Nano-agri-inputs could be the next big leap in sustainable farming, with the ability to boost yields and cut emissions—but their real-world impact will rest on scientific rigour, careful regulation, and farmer trust.
The Promise
Nano-agri-inputs such as nanofertilizers and nanopesticides are creating a buzz in the fertilizer sector for their potential to enhance nutrient use efficiency, reduce leaching and volatilization, improve soil microbial health, and rejuvenate soils over a longer term through reduced reliance on conventional market fertilizers. Global long-term data suggest that 50% to 90% of conventional fertilizers, when applied through soil, are lost to the environment. Technologies designed for quicker uptake by plants can overcome some of these issues and challenges.
The science of nanofertilizer is primarily dictated by their ultra small size, which leads to a higher surface-to-volume ratio and an abundance of active sites on the surface of these nanoparticles. This makes nano-agri-inputs well-suited to the criteria outlined earlier—higher uptake efficiency and minimal to no leaching. Globally, India is pioneering this sector and hence it must take greater responsibility in delivering products of the highest standard. The subsidy burden on the government and the stagnant Nutrient Use Efficiency (NUE) of most conventional fertilizers highlight the urgency for new ‘Make in India’ technologies.
The Dilemma
Like any innovation, the present status of the nanofertilizer sector can well be compared with a wandering object trying to dock somewhere in the universe. Numerous studies worldwide underscore the benefits of nanofertilizers, yet the ‘docking’ mechanisms–including the molecular pathways–remain poorly or inadequately understood. Several other questions continue to be debated: (i) Do we have enough data to support the claim about dose reduction and yield enhancement? (ii) What is the cost-to-benefit ratio to ensure farmers’ incomes are not adversely affected? (iii) How can we be sure that these nanoparticles are not toxic to plants and ecosystems? (iv) How can small quantities of nanoparticles reduce the required dose by 25% to 50%?
The Hope
Let us not be overwhelmed by the questions and doubts. Our ecosystem is complex and open, and any adverse or beneficial effect cannot be the result of either a single parameter or intervention(s). Therefore, relying on a few datasets alone would be unwise. Long-term, systematic field trials in different agro-climatic zones–both within and outside the country–conducted by independent groups would be crucial. Understanding the interactions between nanoparticles, plants, and the broader ecosystem would require the expertise of multiple domains, including nanotechnology, chemistry, biotechnology, ecosystem science, and statistical analysis with life-cycle assessment experience. All stakeholders from industry and academia should come together to sponsor such long-term research.
At the same time, farmers’ awareness about the right methods and timings of application would form the backbone of such technologies. A mechanism must be developed to compensate farmers so that new technologies can be tested without the fear of losing the produce/crops.

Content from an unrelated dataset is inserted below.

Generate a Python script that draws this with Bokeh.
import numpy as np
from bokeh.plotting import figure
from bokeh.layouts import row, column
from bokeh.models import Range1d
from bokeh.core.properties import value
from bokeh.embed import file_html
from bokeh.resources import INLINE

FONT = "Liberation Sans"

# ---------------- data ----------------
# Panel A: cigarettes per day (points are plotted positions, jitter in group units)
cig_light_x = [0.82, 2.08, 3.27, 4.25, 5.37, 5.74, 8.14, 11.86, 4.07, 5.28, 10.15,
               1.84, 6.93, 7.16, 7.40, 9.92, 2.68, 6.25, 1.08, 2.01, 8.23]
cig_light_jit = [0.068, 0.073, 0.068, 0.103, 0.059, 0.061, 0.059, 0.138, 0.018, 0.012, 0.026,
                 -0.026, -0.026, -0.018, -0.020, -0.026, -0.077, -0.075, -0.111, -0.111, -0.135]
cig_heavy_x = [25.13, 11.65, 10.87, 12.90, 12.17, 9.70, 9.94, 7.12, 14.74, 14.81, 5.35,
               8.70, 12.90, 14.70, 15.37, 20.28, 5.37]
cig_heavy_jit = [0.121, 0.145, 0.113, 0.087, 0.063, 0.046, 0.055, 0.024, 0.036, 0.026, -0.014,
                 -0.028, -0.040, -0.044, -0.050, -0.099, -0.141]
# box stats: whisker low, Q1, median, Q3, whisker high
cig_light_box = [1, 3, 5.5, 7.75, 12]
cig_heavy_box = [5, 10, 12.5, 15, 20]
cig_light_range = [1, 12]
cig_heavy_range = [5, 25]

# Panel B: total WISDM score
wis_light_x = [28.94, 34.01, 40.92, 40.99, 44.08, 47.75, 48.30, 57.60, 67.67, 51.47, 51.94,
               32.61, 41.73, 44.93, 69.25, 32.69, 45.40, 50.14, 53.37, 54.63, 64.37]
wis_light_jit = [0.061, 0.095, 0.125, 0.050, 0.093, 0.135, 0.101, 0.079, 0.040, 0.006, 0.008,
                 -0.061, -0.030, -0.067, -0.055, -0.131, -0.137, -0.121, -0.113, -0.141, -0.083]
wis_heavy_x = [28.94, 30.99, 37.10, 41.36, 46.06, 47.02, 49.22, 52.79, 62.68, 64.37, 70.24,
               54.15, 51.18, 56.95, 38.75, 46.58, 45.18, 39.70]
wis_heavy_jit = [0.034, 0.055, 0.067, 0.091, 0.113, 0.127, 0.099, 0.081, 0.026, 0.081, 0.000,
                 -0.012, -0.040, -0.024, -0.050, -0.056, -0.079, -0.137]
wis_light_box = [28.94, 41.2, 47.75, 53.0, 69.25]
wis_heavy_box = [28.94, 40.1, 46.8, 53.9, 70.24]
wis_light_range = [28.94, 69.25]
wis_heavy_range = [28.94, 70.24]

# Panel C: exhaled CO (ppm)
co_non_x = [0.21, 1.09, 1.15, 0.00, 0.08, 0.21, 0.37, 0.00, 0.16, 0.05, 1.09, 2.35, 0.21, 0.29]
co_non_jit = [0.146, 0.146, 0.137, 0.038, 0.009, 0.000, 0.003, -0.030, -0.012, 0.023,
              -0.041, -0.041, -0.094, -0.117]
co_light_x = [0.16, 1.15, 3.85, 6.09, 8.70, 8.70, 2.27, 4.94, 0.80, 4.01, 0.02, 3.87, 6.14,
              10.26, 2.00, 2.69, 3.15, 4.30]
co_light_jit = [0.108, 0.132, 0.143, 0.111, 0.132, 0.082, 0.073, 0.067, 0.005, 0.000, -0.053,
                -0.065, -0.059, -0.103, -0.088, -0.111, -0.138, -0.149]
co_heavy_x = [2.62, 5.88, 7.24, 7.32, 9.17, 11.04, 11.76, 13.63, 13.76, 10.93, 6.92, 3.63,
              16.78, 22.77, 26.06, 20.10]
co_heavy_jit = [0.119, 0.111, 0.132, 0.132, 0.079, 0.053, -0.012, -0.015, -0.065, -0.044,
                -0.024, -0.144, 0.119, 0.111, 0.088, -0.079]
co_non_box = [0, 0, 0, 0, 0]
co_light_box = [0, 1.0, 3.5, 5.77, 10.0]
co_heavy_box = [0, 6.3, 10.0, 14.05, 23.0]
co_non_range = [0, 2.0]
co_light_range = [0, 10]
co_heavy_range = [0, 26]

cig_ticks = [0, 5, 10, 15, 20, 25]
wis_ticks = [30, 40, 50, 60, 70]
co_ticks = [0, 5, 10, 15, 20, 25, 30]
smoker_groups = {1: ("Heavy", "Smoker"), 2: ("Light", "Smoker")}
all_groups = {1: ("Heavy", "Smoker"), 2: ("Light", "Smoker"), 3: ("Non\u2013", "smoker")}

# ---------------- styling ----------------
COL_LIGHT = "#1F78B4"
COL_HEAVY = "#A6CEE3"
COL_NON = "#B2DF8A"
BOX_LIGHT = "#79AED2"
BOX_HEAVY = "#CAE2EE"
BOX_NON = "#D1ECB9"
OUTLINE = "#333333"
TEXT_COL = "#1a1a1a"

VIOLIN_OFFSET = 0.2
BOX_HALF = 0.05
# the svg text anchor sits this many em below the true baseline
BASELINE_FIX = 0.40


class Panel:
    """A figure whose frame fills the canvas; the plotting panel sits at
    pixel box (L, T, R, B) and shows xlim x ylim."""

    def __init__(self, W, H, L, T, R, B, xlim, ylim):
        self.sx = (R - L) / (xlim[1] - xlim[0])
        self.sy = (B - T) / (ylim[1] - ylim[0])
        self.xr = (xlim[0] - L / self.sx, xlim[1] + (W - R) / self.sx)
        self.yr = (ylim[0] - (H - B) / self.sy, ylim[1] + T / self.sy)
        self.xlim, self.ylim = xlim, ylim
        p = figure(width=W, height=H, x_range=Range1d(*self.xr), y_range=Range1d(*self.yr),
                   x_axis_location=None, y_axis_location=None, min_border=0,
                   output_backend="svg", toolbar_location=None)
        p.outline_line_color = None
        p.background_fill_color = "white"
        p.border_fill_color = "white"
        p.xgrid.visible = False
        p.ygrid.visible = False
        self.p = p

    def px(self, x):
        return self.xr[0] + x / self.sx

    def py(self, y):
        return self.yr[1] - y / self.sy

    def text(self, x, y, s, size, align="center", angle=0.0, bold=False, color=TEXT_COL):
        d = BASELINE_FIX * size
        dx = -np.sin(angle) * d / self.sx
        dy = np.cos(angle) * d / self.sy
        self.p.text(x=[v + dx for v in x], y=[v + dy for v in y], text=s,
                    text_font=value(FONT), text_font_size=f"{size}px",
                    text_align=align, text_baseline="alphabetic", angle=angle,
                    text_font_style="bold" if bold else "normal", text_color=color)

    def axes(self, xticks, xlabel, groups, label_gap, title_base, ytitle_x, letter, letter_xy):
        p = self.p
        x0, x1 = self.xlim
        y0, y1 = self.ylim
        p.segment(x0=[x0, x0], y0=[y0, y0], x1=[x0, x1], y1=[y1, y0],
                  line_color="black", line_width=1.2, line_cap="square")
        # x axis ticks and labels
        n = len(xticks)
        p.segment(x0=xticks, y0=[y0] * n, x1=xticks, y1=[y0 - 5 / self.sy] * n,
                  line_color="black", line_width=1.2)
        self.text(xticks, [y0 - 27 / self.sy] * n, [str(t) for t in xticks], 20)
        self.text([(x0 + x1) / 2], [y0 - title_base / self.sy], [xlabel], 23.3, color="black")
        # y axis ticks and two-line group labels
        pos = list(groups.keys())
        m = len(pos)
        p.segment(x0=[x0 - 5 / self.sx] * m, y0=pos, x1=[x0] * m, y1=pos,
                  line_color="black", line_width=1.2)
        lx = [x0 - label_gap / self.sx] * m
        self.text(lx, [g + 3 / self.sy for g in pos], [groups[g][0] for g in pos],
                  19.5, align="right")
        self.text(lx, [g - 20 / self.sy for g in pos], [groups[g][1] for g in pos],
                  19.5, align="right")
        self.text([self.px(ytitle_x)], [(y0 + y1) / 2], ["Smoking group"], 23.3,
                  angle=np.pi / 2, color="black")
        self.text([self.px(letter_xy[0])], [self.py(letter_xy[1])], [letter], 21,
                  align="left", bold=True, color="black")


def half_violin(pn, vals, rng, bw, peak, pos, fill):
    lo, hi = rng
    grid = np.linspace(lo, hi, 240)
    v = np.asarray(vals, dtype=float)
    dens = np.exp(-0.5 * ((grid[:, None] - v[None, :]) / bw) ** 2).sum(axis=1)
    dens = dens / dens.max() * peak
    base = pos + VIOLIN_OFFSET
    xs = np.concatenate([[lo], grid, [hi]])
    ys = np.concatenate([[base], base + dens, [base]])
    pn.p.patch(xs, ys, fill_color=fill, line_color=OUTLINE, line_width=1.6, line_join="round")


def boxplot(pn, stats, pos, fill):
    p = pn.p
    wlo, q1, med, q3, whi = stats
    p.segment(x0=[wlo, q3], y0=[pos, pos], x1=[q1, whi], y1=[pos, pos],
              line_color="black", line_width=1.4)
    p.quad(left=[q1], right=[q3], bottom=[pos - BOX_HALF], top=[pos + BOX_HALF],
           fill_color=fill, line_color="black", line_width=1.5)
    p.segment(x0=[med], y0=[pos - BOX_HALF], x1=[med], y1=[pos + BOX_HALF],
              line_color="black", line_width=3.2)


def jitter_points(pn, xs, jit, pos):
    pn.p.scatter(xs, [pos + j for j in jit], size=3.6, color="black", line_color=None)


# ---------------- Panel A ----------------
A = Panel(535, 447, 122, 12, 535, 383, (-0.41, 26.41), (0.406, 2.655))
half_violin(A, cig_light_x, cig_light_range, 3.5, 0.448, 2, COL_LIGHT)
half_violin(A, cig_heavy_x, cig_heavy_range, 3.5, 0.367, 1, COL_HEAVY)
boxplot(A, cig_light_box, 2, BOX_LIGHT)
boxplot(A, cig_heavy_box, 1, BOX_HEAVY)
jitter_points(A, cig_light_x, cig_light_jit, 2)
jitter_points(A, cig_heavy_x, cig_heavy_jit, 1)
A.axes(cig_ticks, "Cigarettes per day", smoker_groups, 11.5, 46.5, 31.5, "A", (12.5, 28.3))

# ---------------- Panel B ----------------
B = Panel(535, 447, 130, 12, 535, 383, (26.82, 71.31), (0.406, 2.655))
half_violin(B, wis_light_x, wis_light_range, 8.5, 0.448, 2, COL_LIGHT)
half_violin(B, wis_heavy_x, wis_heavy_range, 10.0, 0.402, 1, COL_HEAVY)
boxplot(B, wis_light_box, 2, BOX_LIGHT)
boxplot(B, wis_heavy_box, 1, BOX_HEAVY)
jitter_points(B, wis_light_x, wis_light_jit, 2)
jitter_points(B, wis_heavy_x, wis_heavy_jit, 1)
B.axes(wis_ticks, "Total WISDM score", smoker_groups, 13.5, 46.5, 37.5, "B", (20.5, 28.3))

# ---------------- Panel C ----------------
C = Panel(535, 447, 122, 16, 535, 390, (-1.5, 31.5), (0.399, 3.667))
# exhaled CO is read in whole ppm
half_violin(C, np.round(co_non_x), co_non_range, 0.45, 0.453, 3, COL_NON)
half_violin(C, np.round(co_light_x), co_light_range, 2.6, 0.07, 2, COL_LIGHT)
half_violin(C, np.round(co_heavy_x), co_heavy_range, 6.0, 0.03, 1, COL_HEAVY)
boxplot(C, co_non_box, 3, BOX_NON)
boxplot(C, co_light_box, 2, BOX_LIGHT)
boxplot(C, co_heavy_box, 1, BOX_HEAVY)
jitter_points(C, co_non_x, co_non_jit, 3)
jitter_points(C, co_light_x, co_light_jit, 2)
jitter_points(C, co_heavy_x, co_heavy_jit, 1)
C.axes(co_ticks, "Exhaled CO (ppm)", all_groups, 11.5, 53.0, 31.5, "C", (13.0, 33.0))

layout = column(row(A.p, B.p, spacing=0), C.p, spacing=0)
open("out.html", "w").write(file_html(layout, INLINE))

Agricultural institutes, such as the Indian Council of Agricultural Research (IACR) and State Agricultural University (SAU), with the able support from the government, industries, and technology developers, can help educate and sensitize farmers through field demonstrations and training programmes.
At the other end of the spectrum, scientists are working relentlessly to understand exactly what triggers beneficial or detrimental effect on yield parameters. Enhanced photosynthetic efficiency and the activation of nutrient assimilation pathways (e.g., nitrogen and phosphorous) are some of the biochemical benefits already documented in literature. Environmental gains like reduction in greenhouse gas (GHG) emissions by 10% to 30% and reduced nutrient leaching would be helpful in achieving our net-zero goals by 2070. With agriculture accounting for 18–20% of total GHG emissions, such technologies can be a boon in the coming years.

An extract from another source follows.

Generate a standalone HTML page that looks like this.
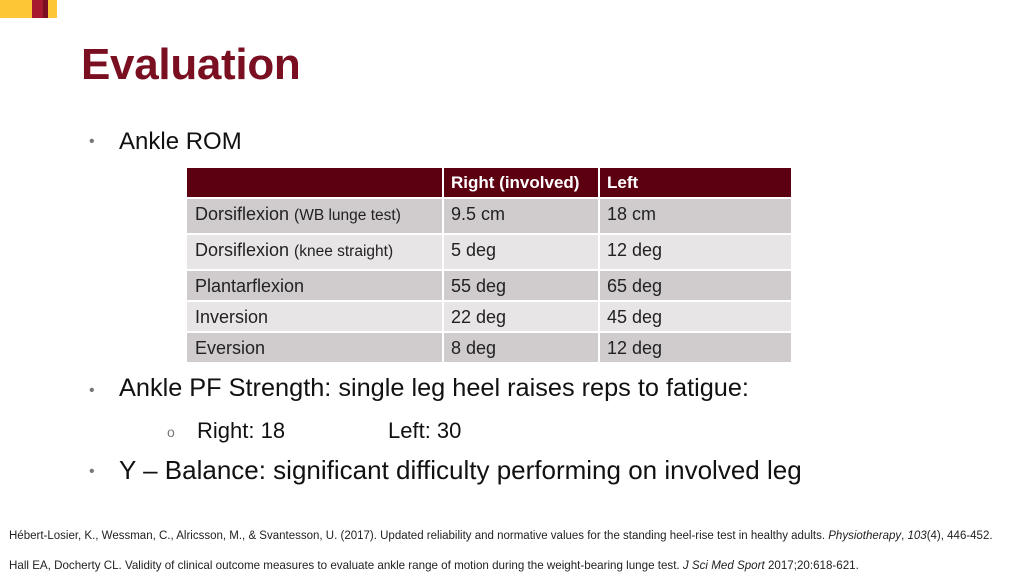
<!DOCTYPE html>
<html><head><meta charset="utf-8"><style>
body{margin:0;width:1024px;height:576px;background:#fff;position:relative;overflow:hidden;font-family:"Liberation Sans",sans-serif;color:#111}
.a{position:absolute;white-space:nowrap}
.c{position:absolute;}
.t{position:absolute;font-size:18px;color:#222;white-space:nowrap}
.s{font-size:15.5px}
</style></head><body>
<div class="c" style="left:0;top:0;width:57px;height:18px;background:#fdc636"></div>
<div class="c" style="left:32px;top:0;width:11px;height:18px;background:#a6192e"></div>
<div class="c" style="left:43px;top:0;width:5px;height:18px;background:#7a0f22"></div>
<div class="a" style="left:81px;top:40px;font-size:44px;font-weight:bold;color:#7a0f22;letter-spacing:-0.3px">Evaluation</div>
<div class="a" style="left:89px;top:133px;font-size:16px;color:#777">•</div>
<div class="a" style="left:119px;top:128px;font-size:24px">Ankle ROM</div>
<div class="c" style="left:187px;top:168px;width:604px;height:29px;background:#5c0011"></div>
<div class="c" style="left:187px;top:199px;width:604px;height:34px;background:#d0cbcc"></div>
<div class="c" style="left:187px;top:235px;width:604px;height:34px;background:#e8e5e6"></div>
<div class="c" style="left:187px;top:271px;width:604px;height:29px;background:#d0cbcc"></div>
<div class="c" style="left:187px;top:302px;width:604px;height:29px;background:#e8e5e6"></div>
<div class="c" style="left:187px;top:333px;width:604px;height:29px;background:#d0cbcc"></div>
<div class="c" style="left:442px;top:168px;width:2px;height:194px;background:#fff"></div>
<div class="c" style="left:598px;top:168px;width:2px;height:194px;background:#fff"></div>
<div class="t" style="left:451px;top:173px;color:#fff;font-weight:bold;font-size:17px">Right (involved)</div>
<div class="t" style="left:607px;top:173px;color:#fff;font-weight:bold;font-size:17px">Left</div>
<div class="t" style="left:195px;top:204px">Dorsiflexion <span class="s">(WB lunge test)</span></div>
<div class="t" style="left:451px;top:204px">9.5 cm</div><div class="t" style="left:607px;top:204px">18 cm</div>
<div class="t" style="left:195px;top:240px">Dorsiflexion <span class="s">(knee straight)</span></div>
<div class="t" style="left:451px;top:240px">5 deg</div><div class="t" style="left:607px;top:240px">12 deg</div>
<div class="t" style="left:195px;top:276px">Plantarflexion</div>
<div class="t" style="left:451px;top:276px">55 deg</div><div class="t" style="left:607px;top:276px">65 deg</div>
<div class="t" style="left:195px;top:307px">Inversion</div>
<div class="t" style="left:451px;top:307px">22 deg</div><div class="t" style="left:607px;top:307px">45 deg</div>
<div class="t" style="left:195px;top:338px">Eversion</div>
<div class="t" style="left:451px;top:338px">8 deg</div><div class="t" style="left:607px;top:338px">12 deg</div>
<div class="a" style="left:89px;top:382px;font-size:16px;color:#777">•</div>
<div class="a" style="left:119px;top:374px;font-size:25.3px">Ankle PF Strength: single leg heel raises reps to fatigue:</div>
<div class="a" style="left:167px;top:424px;font-size:14px;color:#777">o</div>
<div class="a" style="left:197px;top:418px;font-size:22px">Right: 18</div>
<div class="a" style="left:388px;top:418px;font-size:22px">Left: 30</div>
<div class="a" style="left:89px;top:463px;font-size:16px;color:#777">•</div>
<div class="a" style="left:119px;top:455px;font-size:26px">Y – Balance: significant difficulty performing on involved leg</div>
<div class="a" style="left:9px;top:530px;font-size:11.5px;color:#222">Hébert-Losier, K., Wessman, C., Alricsson, M., &amp; Svantesson, U. (2017). Updated reliability and normative values for the standing heel-rise test in healthy adults. <i>Physiotherapy</i>, <i>103</i>(4), 446-452.</div>
<div class="a" style="left:9px;top:559px;font-size:11.6px;color:#222">Hall EA, Docherty CL. Validity of clinical outcome measures to evaluate ankle range of motion during the weight-bearing lunge test. <i>J Sci Med Sport</i> 2017;20:618-621.</div>
</body></html>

The basic principle of toxicology states that “the dose makes the poison”. Even everyday substances like common salt and caffeine can be lethal to humans when consumed beyond 3,000 mg/kg and 200 mg/kg, respectively. Medicines, too, are prescribed within a certain dose to minimize adverse effects. Similarly, toxicity analysis of nano-agri-chemicals–conducted in accordance with the guidelines of Department of Biotechnology (DBT), Organisation for Economic Co-operation and Development (OECD), European Chemicals Agency (ECHA), and other regulatory bodies–is essential before any field-level applications. Any new nano-agri-input should clearly specify the recommended dose on its product label.

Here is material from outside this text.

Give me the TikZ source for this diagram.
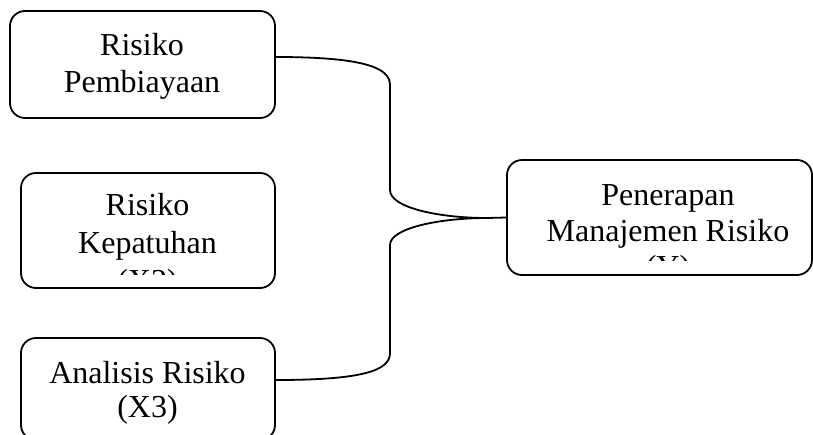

The path of innovation isn’t always rosy. We must work together to make this promising technology even better, guided by unbiased data and robust scientific evidence and aid. There is no doubt we stand at a crossroads, where food security is threatened due to non-significant increase in productivity and deteriorating soil health. Scouting for new technologies with the potential for large-scale field application will therefore be a long but necessary journey. We, at TERI, are committed to innovate such sustainable solutions in different domains.